Abstract: The renaissance of mass transit has coincided with a renaissance of communities and neighborhoods that are proximate to transit stations. More and more residents, of all incomes, ages, and races, want to not only use transit, they want to live near it as well. As demand for housing near this increasingly valuable piece of public infrastructure increases, how will its benefits be shared among diverse users? Will it give people more or fewer choices, and will those choices be broadly shared? What will these neighborhoods around transit look like in 25 years and what kinds of housing choices will be available? Will transit revert from being the lifeblood of those who need it the most to a mere perk of urban life for those who use it occasionally? Or could it become again what it once was, the glue that holds together the multiple facets -- the diverse faces -- of urban America?

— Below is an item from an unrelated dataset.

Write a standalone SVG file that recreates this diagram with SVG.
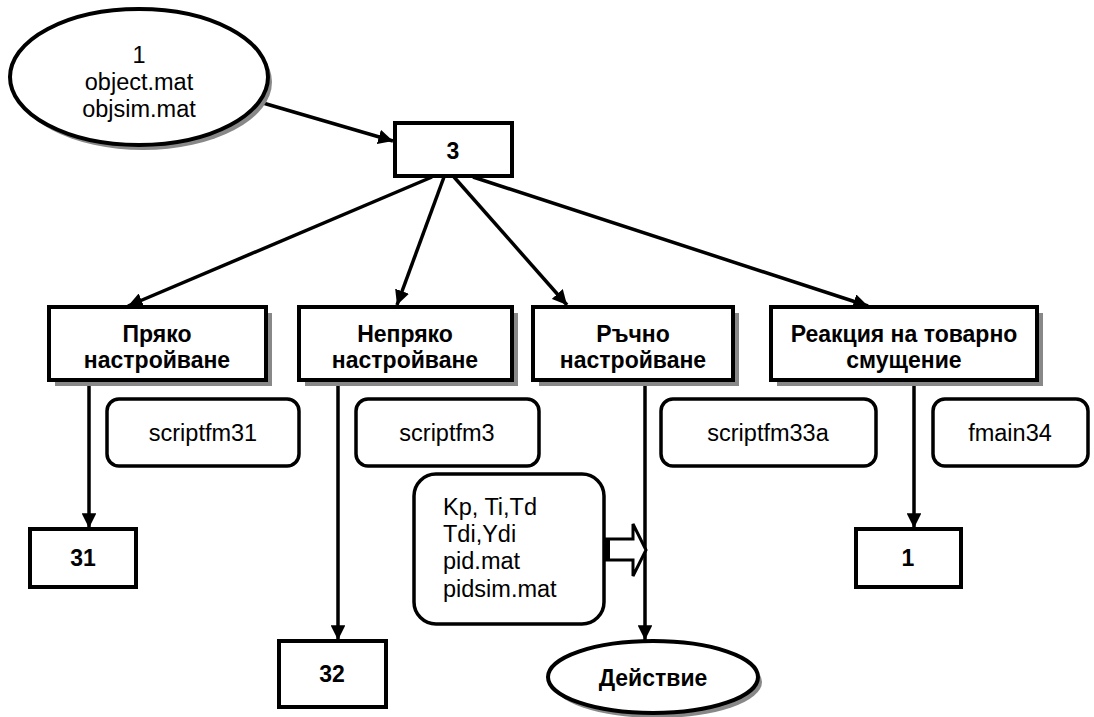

To answer these questions, this report attempts to understand who lives near transit today and who is expected to live there in 25 years. This report also tries to lend a sense of urgency to a dialogue between those who want to ensure high-quality transit service, and those who want to ensure high-quality neighborhoods -- two sets of actors who have much at stake but do not often connect.

This dialogue needs to be about how to use the increasingly hot market for housing near transit to serve the interests of many grassroots and community development groups working to build diverse, inclusive, opportunity-rich neighborhoods, and in the process increase support for transit systems around the country.